Start with the source: if your file is a DOCX or well-formed HTML/XHTML, conversions almost always keep images better than converting from a proprietary Kindle bundle. If you’re using Calibre, pick EPUB as the output and go into the conversion settings. In ‘Page Setup’ choose an output profile that matches the target device (Generic e-Reader or a tablet profile); that controls DPI and how images get scaled. Under image handling (sometimes in Look & Feel or an Images tab) set a sensible maximum image width — I usually use 1,200–1,600 px for full-width images so they look crisp on modern tablets but don’t bloat the file. Set JPEG quality to around 80–90% to preserve detail without huge files. Don’t strip CSS — keep styles so images retain alignment and captions. Enable ‘Preserve cover’ and ‘Embed fonts’ if your layout depends on specific type.

If the input is a Kindle format (MOBI/AZW3), DRM will block everything; only convert DRM-free files. When inputs are messy, enable heuristic processing (Calibre) to help rebuild structure. For comics or picture-heavy books, consider creating a fixed-layout EPUB or use the Kindle Comic Creator to produce a KF8/AZW3 that keeps image placement exact — fixed-layout EPUBs are often better at preserving visual flow than reflowable conversions. Finally, always preview the result with Kindle Previewer or an EPUB reader and tweak max image size/CSS until it looks right on the devices you care about.
2025-09-08 07:49:56
7
Book Scout Nurse
I get kind of chatty about this when people ask, because images are where conversions tend to fall apart if you don’t plan ahead. For the simplest, most reliable route, start by preparing the source: embed images inline (not linked externally), use clean filenames (lowercase, no spaces or special chars), and prefer JPEG/PNG. When creating an EPUB by hand or via a generator, keep images in a dedicated 'images' folder and reference them with relative paths in your XHTML files; make sure every image is declared in the EPUB manifest so readers know how to load them.

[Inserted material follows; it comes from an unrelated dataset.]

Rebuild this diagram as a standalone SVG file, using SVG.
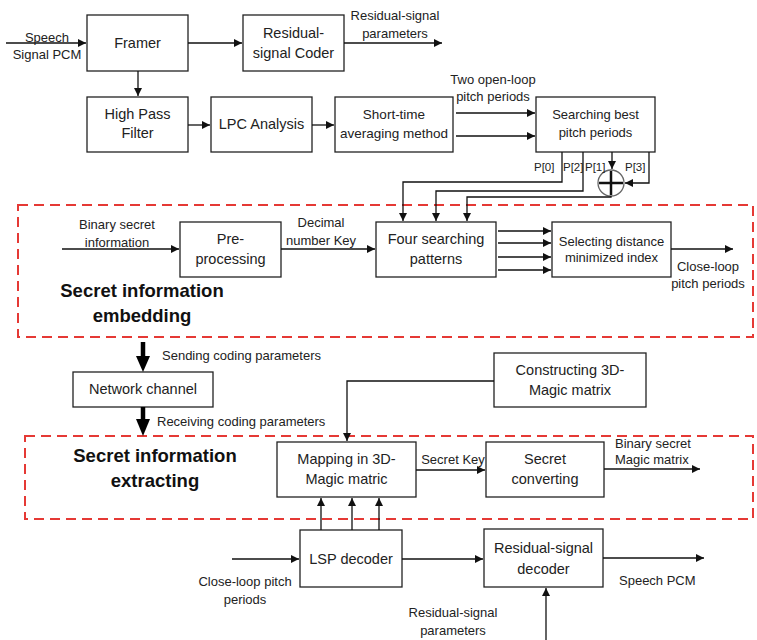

If you’re using Amazon tools, note that Kindle Previewer and Send-to-Kindle will accept EPUB and convert it to Kindle format for device testing; so producing a valid, well-structured EPUB is a good strategy. Validate the EPUB with an EPUB checker (e.g., ePubCheck) to catch missing MIME types or manifest entries that prevent images from showing. For image sizing, aim for roughly 1400–1600 pixels on the long side for full-page artwork—this keeps images crisp on tablets without stuffing megabytes into the book. For comics or heavily designed pages, a fixed-layout EPUB or Kindle’s comic formats preserve exact placement and reading order better than letting the reflowing engine remap things. Lastly, test on real devices: phone, tablet, and a Kindle app, because what looks fine in an editor can break in a reader with stricter CSS handling.